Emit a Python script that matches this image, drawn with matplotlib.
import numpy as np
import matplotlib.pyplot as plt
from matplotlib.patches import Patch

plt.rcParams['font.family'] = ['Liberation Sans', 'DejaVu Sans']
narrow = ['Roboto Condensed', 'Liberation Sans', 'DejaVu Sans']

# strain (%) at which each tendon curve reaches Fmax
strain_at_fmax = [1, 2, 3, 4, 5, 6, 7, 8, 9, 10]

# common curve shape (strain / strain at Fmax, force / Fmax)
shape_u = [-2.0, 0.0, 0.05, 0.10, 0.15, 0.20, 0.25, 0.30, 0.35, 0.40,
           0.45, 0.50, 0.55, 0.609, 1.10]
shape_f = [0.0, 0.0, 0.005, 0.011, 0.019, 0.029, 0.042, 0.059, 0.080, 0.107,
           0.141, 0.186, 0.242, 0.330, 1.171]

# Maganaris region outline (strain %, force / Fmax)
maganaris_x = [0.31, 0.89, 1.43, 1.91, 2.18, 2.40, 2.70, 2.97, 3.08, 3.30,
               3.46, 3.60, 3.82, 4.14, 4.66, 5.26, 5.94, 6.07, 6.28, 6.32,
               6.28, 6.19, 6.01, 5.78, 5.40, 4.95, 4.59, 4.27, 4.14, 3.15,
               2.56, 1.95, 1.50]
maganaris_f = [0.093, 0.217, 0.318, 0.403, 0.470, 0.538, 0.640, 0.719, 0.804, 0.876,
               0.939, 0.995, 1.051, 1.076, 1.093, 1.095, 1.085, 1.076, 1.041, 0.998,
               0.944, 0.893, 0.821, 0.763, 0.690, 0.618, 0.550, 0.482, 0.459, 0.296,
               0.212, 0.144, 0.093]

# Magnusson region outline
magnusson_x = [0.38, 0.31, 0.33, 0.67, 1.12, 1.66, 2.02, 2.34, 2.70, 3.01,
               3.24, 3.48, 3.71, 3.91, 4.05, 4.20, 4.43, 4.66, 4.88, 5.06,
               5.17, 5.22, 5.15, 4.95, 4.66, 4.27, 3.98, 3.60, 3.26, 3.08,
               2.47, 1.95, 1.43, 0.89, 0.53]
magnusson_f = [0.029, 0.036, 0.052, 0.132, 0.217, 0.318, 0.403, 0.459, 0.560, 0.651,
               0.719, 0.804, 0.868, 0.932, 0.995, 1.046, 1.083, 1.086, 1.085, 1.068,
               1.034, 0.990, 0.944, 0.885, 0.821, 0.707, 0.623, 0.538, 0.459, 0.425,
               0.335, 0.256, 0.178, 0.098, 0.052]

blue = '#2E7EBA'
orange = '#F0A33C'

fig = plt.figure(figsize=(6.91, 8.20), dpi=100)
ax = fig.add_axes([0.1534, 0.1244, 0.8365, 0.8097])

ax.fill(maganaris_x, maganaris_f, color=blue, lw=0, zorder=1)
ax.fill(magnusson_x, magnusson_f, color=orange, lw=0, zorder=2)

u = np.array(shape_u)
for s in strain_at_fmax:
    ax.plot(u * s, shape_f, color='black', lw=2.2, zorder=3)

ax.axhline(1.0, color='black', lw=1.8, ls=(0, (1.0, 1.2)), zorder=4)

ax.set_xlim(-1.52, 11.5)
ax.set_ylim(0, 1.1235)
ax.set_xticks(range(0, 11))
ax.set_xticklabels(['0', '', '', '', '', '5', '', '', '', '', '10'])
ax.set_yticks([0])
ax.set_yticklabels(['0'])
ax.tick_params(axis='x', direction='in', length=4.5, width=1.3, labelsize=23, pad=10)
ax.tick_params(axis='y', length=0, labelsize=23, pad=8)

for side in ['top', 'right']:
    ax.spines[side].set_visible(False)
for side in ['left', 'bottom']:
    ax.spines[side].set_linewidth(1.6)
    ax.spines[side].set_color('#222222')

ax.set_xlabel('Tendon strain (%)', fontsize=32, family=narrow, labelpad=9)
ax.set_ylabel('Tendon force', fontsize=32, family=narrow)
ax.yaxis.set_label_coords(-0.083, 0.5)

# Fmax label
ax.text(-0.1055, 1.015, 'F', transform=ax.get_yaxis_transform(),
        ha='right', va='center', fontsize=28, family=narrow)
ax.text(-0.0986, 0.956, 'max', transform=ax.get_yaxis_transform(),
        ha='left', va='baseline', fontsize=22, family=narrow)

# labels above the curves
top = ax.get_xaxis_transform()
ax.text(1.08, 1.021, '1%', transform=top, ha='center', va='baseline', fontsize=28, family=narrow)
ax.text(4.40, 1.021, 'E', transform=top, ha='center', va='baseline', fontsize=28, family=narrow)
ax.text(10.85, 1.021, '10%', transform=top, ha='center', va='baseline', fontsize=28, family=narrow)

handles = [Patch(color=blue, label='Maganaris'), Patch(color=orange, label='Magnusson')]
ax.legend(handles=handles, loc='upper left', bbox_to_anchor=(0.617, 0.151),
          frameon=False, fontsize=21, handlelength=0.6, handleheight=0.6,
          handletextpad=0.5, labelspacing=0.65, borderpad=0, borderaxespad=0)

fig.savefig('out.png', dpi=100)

....................

* Exercise aim *
Transcribe the whole listing with nothing added or left out.

* Response *
Emit a Python script that matches this image, drawn with matplotlib.
import numpy as np
import matplotlib.pyplot as plt
from matplotlib.patches import Patch

plt.rcParams['font.family'] = ['Liberation Sans', 'DejaVu Sans']
narrow = ['Roboto Condensed', 'Liberation Sans', 'DejaVu Sans']

# strain (%) at which each tendon curve reaches Fmax
strain_at_fmax = [1, 2, 3, 4, 5, 6, 7, 8, 9, 10]

# common curve shape (strain / strain at Fmax, force / Fmax)
shape_u = [-2.0, 0.0, 0.05, 0.10, 0.15, 0.20, 0.25, 0.30, 0.35, 0.40,
           0.45, 0.50, 0.55, 0.609, 1.10]
shape_f = [0.0, 0.0, 0.005, 0.011, 0.019, 0.029, 0.042, 0.059, 0.080, 0.107,
           0.141, 0.186, 0.242, 0.330, 1.171]

# Maganaris region outline (strain %, force / Fmax)
maganaris_x = [0.31, 0.89, 1.43, 1.91, 2.18, 2.40, 2.70, 2.97, 3.08, 3.30,
               3.46, 3.60, 3.82, 4.14, 4.66, 5.26, 5.94, 6.07, 6.28, 6.32,
               6.28, 6.19, 6.01, 5.78, 5.40, 4.95, 4.59, 4.27, 4.14, 3.15,
               2.56, 1.95, 1.50]
maganaris_f = [0.093, 0.217, 0.318, 0.403, 0.470, 0.538, 0.640, 0.719, 0.804, 0.876,
               0.939, 0.995, 1.051, 1.076, 1.093, 1.095, 1.085, 1.076, 1.041, 0.998,
               0.944, 0.893, 0.821, 0.763, 0.690, 0.618, 0.550, 0.482, 0.459, 0.296,
               0.212, 0.144, 0.093]

# Magnusson region outline
magnusson_x = [0.38, 0.31, 0.33, 0.67, 1.12, 1.66, 2.02, 2.34, 2.70, 3.01,
               3.24, 3.48, 3.71, 3.91, 4.05, 4.20, 4.43, 4.66, 4.88, 5.06,
               5.17, 5.22, 5.15, 4.95, 4.66, 4.27, 3.98, 3.60, 3.26, 3.08,
               2.47, 1.95, 1.43, 0.89, 0.53]
magnusson_f = [0.029, 0.036, 0.052, 0.132, 0.217, 0.318, 0.403, 0.459, 0.560, 0.651,
               0.719, 0.804, 0.868, 0.932, 0.995, 1.046, 1.083, 1.086, 1.085, 1.068,
               1.034, 0.990, 0.944, 0.885, 0.821, 0.707, 0.623, 0.538, 0.459, 0.425,
               0.335, 0.256, 0.178, 0.098, 0.052]

blue = '#2E7EBA'
orange = '#F0A33C'

fig = plt.figure(figsize=(6.91, 8.20), dpi=100)
ax = fig.add_axes([0.1534, 0.1244, 0.8365, 0.8097])

ax.fill(maganaris_x, maganaris_f, color=blue, lw=0, zorder=1)
ax.fill(magnusson_x, magnusson_f, color=orange, lw=0, zorder=2)

u = np.array(shape_u)
for s in strain_at_fmax:
    ax.plot(u * s, shape_f, color='black', lw=2.2, zorder=3)

ax.axhline(1.0, color='black', lw=1.8, ls=(0, (1.0, 1.2)), zorder=4)

ax.set_xlim(-1.52, 11.5)
ax.set_ylim(0, 1.1235)
ax.set_xticks(range(0, 11))
ax.set_xticklabels(['0', '', '', '', '', '5', '', '', '', '', '10'])
ax.set_yticks([0])
ax.set_yticklabels(['0'])
ax.tick_params(axis='x', direction='in', length=4.5, width=1.3, labelsize=23, pad=10)
ax.tick_params(axis='y', length=0, labelsize=23, pad=8)

for side in ['top', 'right']:
    ax.spines[side].set_visible(False)
for side in ['left', 'bottom']:
    ax.spines[side].set_linewidth(1.6)
    ax.spines[side].set_color('#222222')

ax.set_xlabel('Tendon strain (%)', fontsize=32, family=narrow, labelpad=9)
ax.set_ylabel('Tendon force', fontsize=32, family=narrow)
ax.yaxis.set_label_coords(-0.083, 0.5)

# Fmax label
ax.text(-0.1055, 1.015, 'F', transform=ax.get_yaxis_transform(),
        ha='right', va='center', fontsize=28, family=narrow)
ax.text(-0.0986, 0.956, 'max', transform=ax.get_yaxis_transform(),
        ha='left', va='baseline', fontsize=22, family=narrow)

# labels above the curves
top = ax.get_xaxis_transform()
ax.text(1.08, 1.021, '1%', transform=top, ha='center', va='baseline', fontsize=28, family=narrow)
ax.text(4.40, 1.021, 'E', transform=top, ha='center', va='baseline', fontsize=28, family=narrow)
ax.text(10.85, 1.021, '10%', transform=top, ha='center', va='baseline', fontsize=28, family=narrow)

handles = [Patch(color=blue, label='Maganaris'), Patch(color=orange, label='Magnusson')]
ax.legend(handles=handles, loc='upper left', bbox_to_anchor=(0.617, 0.151),
          frameon=False, fontsize=21, handlelength=0.6, handleheight=0.6,
          handletextpad=0.5, labelspacing=0.65, borderpad=0, borderaxespad=0)

fig.savefig('out.png', dpi=100)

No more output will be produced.